With the pictures omitted, write out the entries that follow exactly as they stand.
>> begin
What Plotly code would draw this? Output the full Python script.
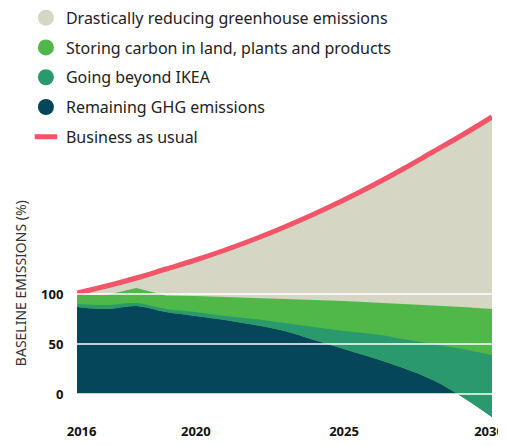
import plotly.graph_objects as go

years = list(range(2016, 2031))

# values (% of 2016 baseline)
business_as_usual = [101, 108, 116, 125, 134, 144, 155, 167, 180, 194, 209, 225, 242, 259, 277]
storing_carbon_top = [99, 99, 106, 98.5, 98, 97, 96, 95, 94, 93, 91.5, 90, 88.5, 87, 85]
going_beyond_top = [90, 89, 91, 85, 82, 78, 75, 71, 67, 63, 60, 55, 50, 45, 39]
remaining_ghg = [87, 85, 88, 82, 78, 74, 69, 63, 54, 45, 36, 26, 14, -3, -23]

y_ticks = [0, 50, 100]
x_ticks = [2016, 2020, 2025, 2030]
# labels are shifted a little left so 2030 fits; the others are pushed back with leading spaces
x_labels = ["\u2002\u2002\u2009<b>2016</b>", "\u2002<b>2020</b>", "\u2002<b>2025</b>", "<b>2030</b>"]

BEIGE = "#d6d6c5"
LIGHT_GREEN = "#50b848"
MID_GREEN = "#2a9a6e"
DARK = "#05465a"
RED = "#f2546a"
FONT = "Noto Sans"

# the page body adds an 8px margin all round, so the figure is kept small enough
# that the page does not overflow (no scrollbars)
W, H = 498, 430

fig = go.Figure()

# stacked-looking areas, drawn back to front
fig.add_trace(go.Scatter(x=years, y=business_as_usual, fill="tozeroy", fillcolor=BEIGE,
                         mode="none", line_shape="spline", showlegend=False, hoverinfo="skip"))
fig.add_trace(go.Scatter(x=years, y=storing_carbon_top, fill="tozeroy", fillcolor=LIGHT_GREEN,
                         mode="none", showlegend=False, hoverinfo="skip"))
fig.add_trace(go.Scatter(x=years, y=remaining_ghg, fill="tozeroy", fillcolor=DARK,
                         mode="none", line_shape="spline", showlegend=False, hoverinfo="skip"))
fig.add_trace(go.Scatter(x=years, y=remaining_ghg, mode="lines", line=dict(width=0, shape="spline"),
                         showlegend=False, hoverinfo="skip"))
fig.add_trace(go.Scatter(x=years, y=going_beyond_top, fill="tonexty", fillcolor=MID_GREEN,
                         mode="none", line_shape="spline", showlegend=False, hoverinfo="skip"))
fig.add_trace(go.Scatter(x=years, y=business_as_usual, mode="lines",
                         line=dict(color=RED, width=5, shape="spline"), showlegend=False, hoverinfo="skip"))

# legend entries (circles for areas, short bar for the line)
legend_items = [
    ("Drastically reducing greenhouse emissions", BEIGE),
    ("Storing carbon in land, plants and products", LIGHT_GREEN),
    ("Going beyond IKEA", MID_GREEN),
    ("Remaining GHG emissions", DARK),
]
for i, (name, col) in enumerate(legend_items):
    fig.add_trace(go.Scatter(x=[None], y=[None], mode="markers", name=name, legendgroup=str(i),
                             marker=dict(symbol="circle", size=17, color=col)))
fig.add_trace(go.Scatter(x=[None], y=[None], mode="markers", name="Business as usual", legendgroup="bau",
                         marker=dict(symbol="line-ew", size=20, color=RED,
                                     line=dict(color=RED, width=6))))

# white reference lines on top of the areas
for v in y_ticks:
    fig.add_shape(type="line", xref="x", yref="y", x0=years[0], x1=years[-1], y0=v, y1=v,
                  line=dict(color="white", width=1.5), layer="above")

fig.add_annotation(text="BASELINE EMISSIONS (%)", xref="paper", yref="y", x=-0.137, y=111,
                   xanchor="center", yanchor="middle", textangle=-90, showarrow=False,
                   font=dict(family=FONT, size=14, color="#333"))

fig.update_layout(
    width=W, height=H,
    margin=dict(l=69, r=14, t=86, b=19, autoexpand=False),
    paper_bgcolor="white", plot_bgcolor="white",
    font=dict(family=FONT, color="#222"),
    legend=dict(xref="container", yref="paper", x=0.036, y=1.287, xanchor="left", yanchor="top",
                font=dict(family=FONT, size=16, color="#222"), tracegroupgap=6,
                itemsizing="trace", bgcolor="rgba(0,0,0,0)"),
    xaxis=dict(range=[years[0], years[-1]], tickvals=x_ticks, ticktext=x_labels,
               showgrid=False, zeroline=False, showline=False, ticks="",
               ticklabeloverflow="allow", ticklabelstandoff=3, ticklabelshift=-3,
               tickfont=dict(family=FONT, size=13, color="#111")),
    yaxis=dict(range=[-25, 300], tickvals=y_ticks, ticktext=["<b>%d</b>" % t for t in y_ticks],
               showgrid=False, zeroline=False, showline=False, ticks="outside", ticklen=10,
               tickcolor="rgba(0,0,0,0)", tickfont=dict(family=FONT, size=13, color="#111")),
)

fig.write_html("out.html")
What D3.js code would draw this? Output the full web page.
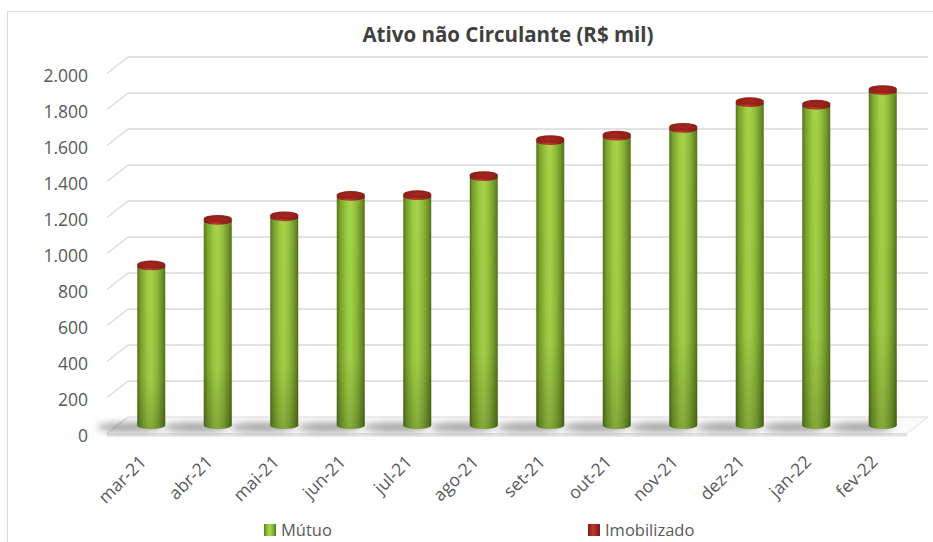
>> end
#### Exercise response:
What Plotly code would draw this? Output the full Python script.
import plotly.graph_objects as go

years = list(range(2016, 2031))

# values (% of 2016 baseline)
business_as_usual = [101, 108, 116, 125, 134, 144, 155, 167, 180, 194, 209, 225, 242, 259, 277]
storing_carbon_top = [99, 99, 106, 98.5, 98, 97, 96, 95, 94, 93, 91.5, 90, 88.5, 87, 85]
going_beyond_top = [90, 89, 91, 85, 82, 78, 75, 71, 67, 63, 60, 55, 50, 45, 39]
remaining_ghg = [87, 85, 88, 82, 78, 74, 69, 63, 54, 45, 36, 26, 14, -3, -23]

y_ticks = [0, 50, 100]
x_ticks = [2016, 2020, 2025, 2030]
# labels are shifted a little left so 2030 fits; the others are pushed back with leading spaces
x_labels = ["\u2002\u2002\u2009<b>2016</b>", "\u2002<b>2020</b>", "\u2002<b>2025</b>", "<b>2030</b>"]

BEIGE = "#d6d6c5"
LIGHT_GREEN = "#50b848"
MID_GREEN = "#2a9a6e"
DARK = "#05465a"
RED = "#f2546a"
FONT = "Noto Sans"

# the page body adds an 8px margin all round, so the figure is kept small enough
# that the page does not overflow (no scrollbars)
W, H = 498, 430

fig = go.Figure()

# stacked-looking areas, drawn back to front
fig.add_trace(go.Scatter(x=years, y=business_as_usual, fill="tozeroy", fillcolor=BEIGE,
                         mode="none", line_shape="spline", showlegend=False, hoverinfo="skip"))
fig.add_trace(go.Scatter(x=years, y=storing_carbon_top, fill="tozeroy", fillcolor=LIGHT_GREEN,
                         mode="none", showlegend=False, hoverinfo="skip"))
fig.add_trace(go.Scatter(x=years, y=remaining_ghg, fill="tozeroy", fillcolor=DARK,
                         mode="none", line_shape="spline", showlegend=False, hoverinfo="skip"))
fig.add_trace(go.Scatter(x=years, y=remaining_ghg, mode="lines", line=dict(width=0, shape="spline"),
                         showlegend=False, hoverinfo="skip"))
fig.add_trace(go.Scatter(x=years, y=going_beyond_top, fill="tonexty", fillcolor=MID_GREEN,
                         mode="none", line_shape="spline", showlegend=False, hoverinfo="skip"))
fig.add_trace(go.Scatter(x=years, y=business_as_usual, mode="lines",
                         line=dict(color=RED, width=5, shape="spline"), showlegend=False, hoverinfo="skip"))

# legend entries (circles for areas, short bar for the line)
legend_items = [
    ("Drastically reducing greenhouse emissions", BEIGE),
    ("Storing carbon in land, plants and products", LIGHT_GREEN),
    ("Going beyond IKEA", MID_GREEN),
    ("Remaining GHG emissions", DARK),
]
for i, (name, col) in enumerate(legend_items):
    fig.add_trace(go.Scatter(x=[None], y=[None], mode="markers", name=name, legendgroup=str(i),
                             marker=dict(symbol="circle", size=17, color=col)))
fig.add_trace(go.Scatter(x=[None], y=[None], mode="markers", name="Business as usual", legendgroup="bau",
                         marker=dict(symbol="line-ew", size=20, color=RED,
                                     line=dict(color=RED, width=6))))

# white reference lines on top of the areas
for v in y_ticks:
    fig.add_shape(type="line", xref="x", yref="y", x0=years[0], x1=years[-1], y0=v, y1=v,
                  line=dict(color="white", width=1.5), layer="above")

fig.add_annotation(text="BASELINE EMISSIONS (%)", xref="paper", yref="y", x=-0.137, y=111,
                   xanchor="center", yanchor="middle", textangle=-90, showarrow=False,
                   font=dict(family=FONT, size=14, color="#333"))

fig.update_layout(
    width=W, height=H,
    margin=dict(l=69, r=14, t=86, b=19, autoexpand=False),
    paper_bgcolor="white", plot_bgcolor="white",
    font=dict(family=FONT, color="#222"),
    legend=dict(xref="container", yref="paper", x=0.036, y=1.287, xanchor="left", yanchor="top",
                font=dict(family=FONT, size=16, color="#222"), tracegroupgap=6,
                itemsizing="trace", bgcolor="rgba(0,0,0,0)"),
    xaxis=dict(range=[years[0], years[-1]], tickvals=x_ticks, ticktext=x_labels,
               showgrid=False, zeroline=False, showline=False, ticks="",
               ticklabeloverflow="allow", ticklabelstandoff=3, ticklabelshift=-3,
               tickfont=dict(family=FONT, size=13, color="#111")),
    yaxis=dict(range=[-25, 300], tickvals=y_ticks, ticktext=["<b>%d</b>" % t for t in y_ticks],
               showgrid=False, zeroline=False, showline=False, ticks="outside", ticklen=10,
               tickcolor="rgba(0,0,0,0)", tickfont=dict(family=FONT, size=13, color="#111")),
)

fig.write_html("out.html")
What D3.js code would draw this? Output the full web page.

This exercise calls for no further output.